In the turbulent 1960s, Kate’s father set up shop in sleepy Jubilee, Kentucky, a segregated, god-fearing community where no one kept secrets—except the ones they were buried with. By opening a funeral home, Frank Mayfield also opened the door to family feuds, fetishes, murder, suicide, and all manner of accidents. Kate saw it all—she also witnessed the quiet ruin of her father, who hid alcoholism and infidelity behind a cool and charismatic façade. As Kate grows from trusting child to rebellious teen, the enforced sobriety of the funeral home begins to chafe, and she longs for the day she can escape the confines of Jubilee and her place as the undertaker’s daughter.

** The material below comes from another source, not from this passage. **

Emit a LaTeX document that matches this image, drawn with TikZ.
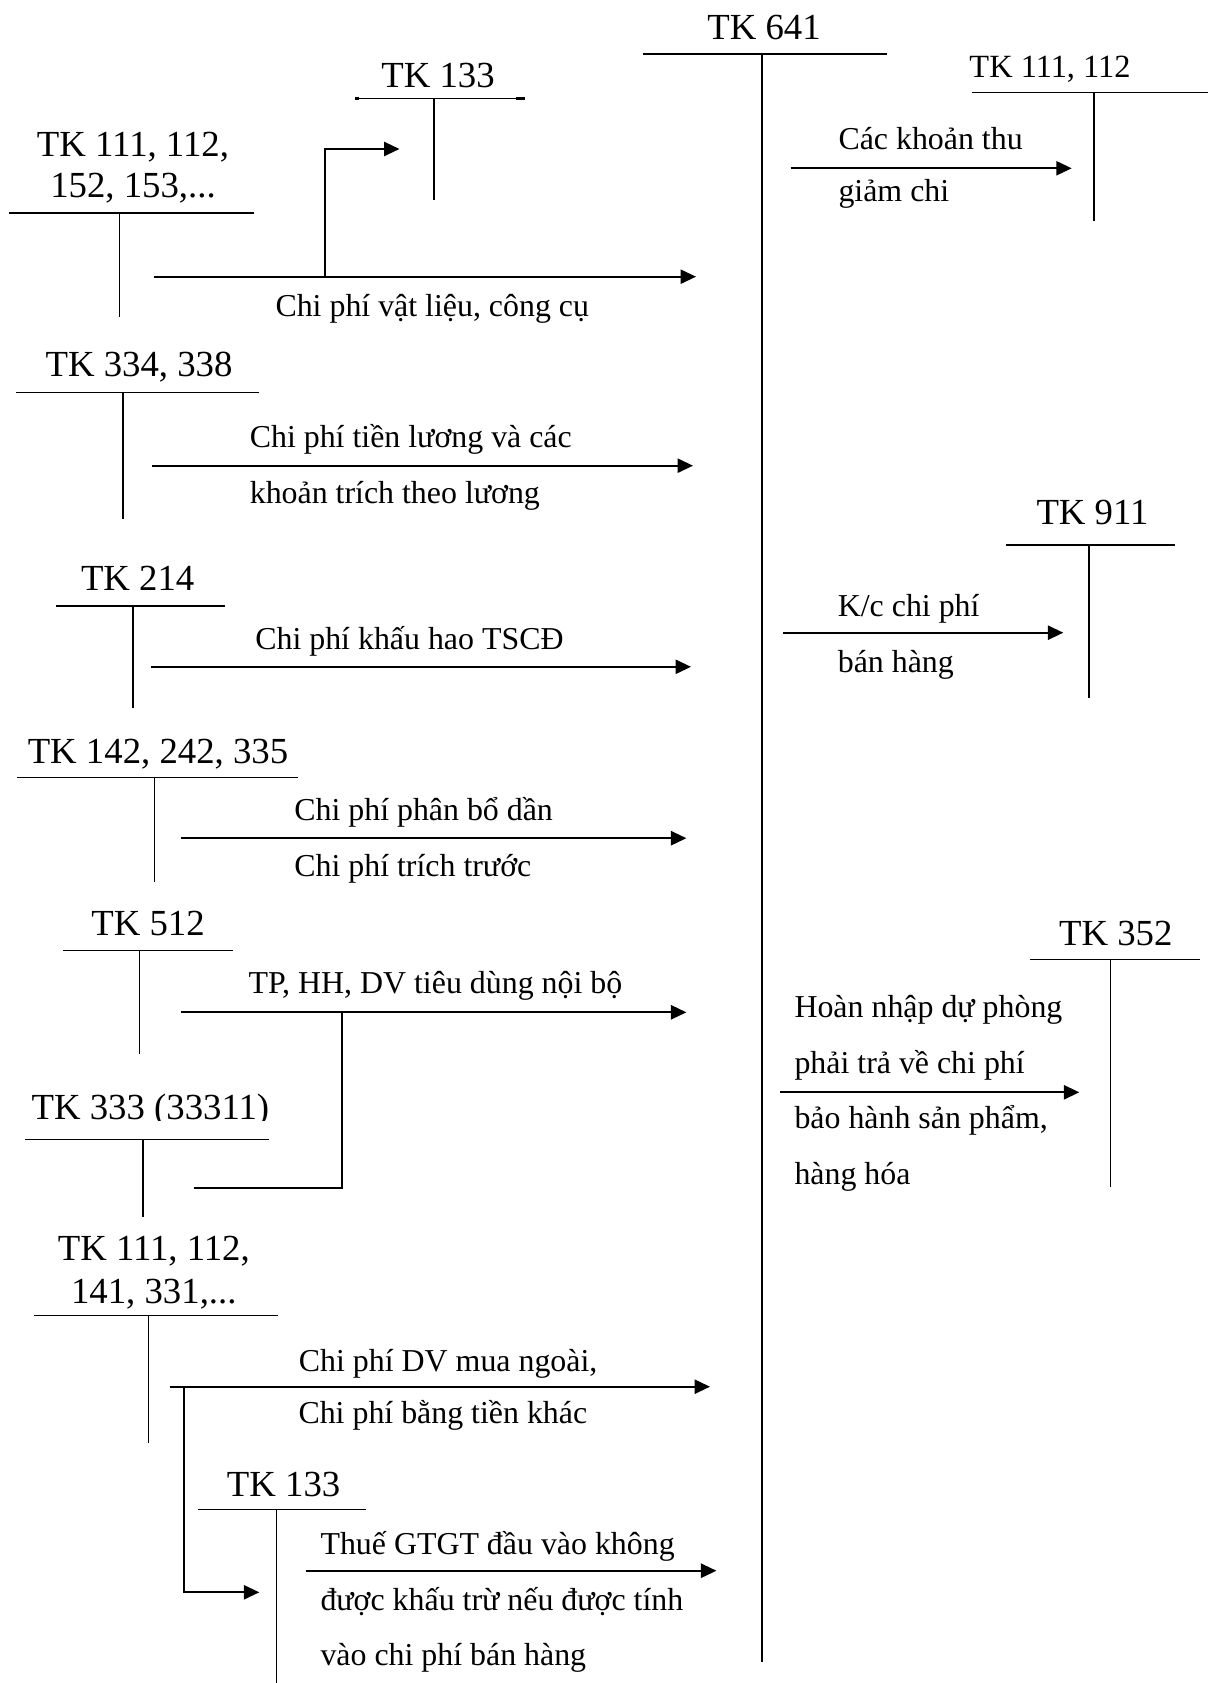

“Mayfield fashions a poignant send-off to Jubilee in this thoughtfully rendered work” (Publishers Weekly).
PUBLISHERS WEEKLY
The Mayfield family moved to Jubilee, Ky., in 1959, when the author was in kindergarten, so that her parents could open their own funeral home. In this gently meandering narrative, Mayfield revisits those early years, when she lived upstairs in the rambling three-story house with its constantly ringing phones ("We've got a body") and, along with her three siblings, stayed absolutely quiet whenever a service was taking place downstairs. The embalming room was closed off to everyone but her impeccably turned-out father, a WWII veteran, and his assistants; gradually young Kate overcame her squeamishness to ask probing questions about her dad's work on cadavers and even spied on him in action laboring over strange equipment and chemicals, which was against the rules. A deep friendship with an older eccentric outsider, Ms. Agnes Davis, offered a Miss Havisham model of independence and decency. The 1960s brought desegregation to the schools of Jubilee, which rattled the status quo for the white residents of the town and also provided the mischievous narrator the opportunity to develop crushes on two black boys, Noah and Julian. Her infatuations garnered severe reprimands from the principal, her parents, and the boys' friends. Mayfield's "secret life" forced her to lie and sneak around, and her teenage angst was only compounded by the brutal revelation from her sister Evelyn, a thoroughly unpleasant bully, that her father was a serial philanderer and a drunk. Mayfield fashions a poignant send-off to Jubilee in this thoughtfully rendered work.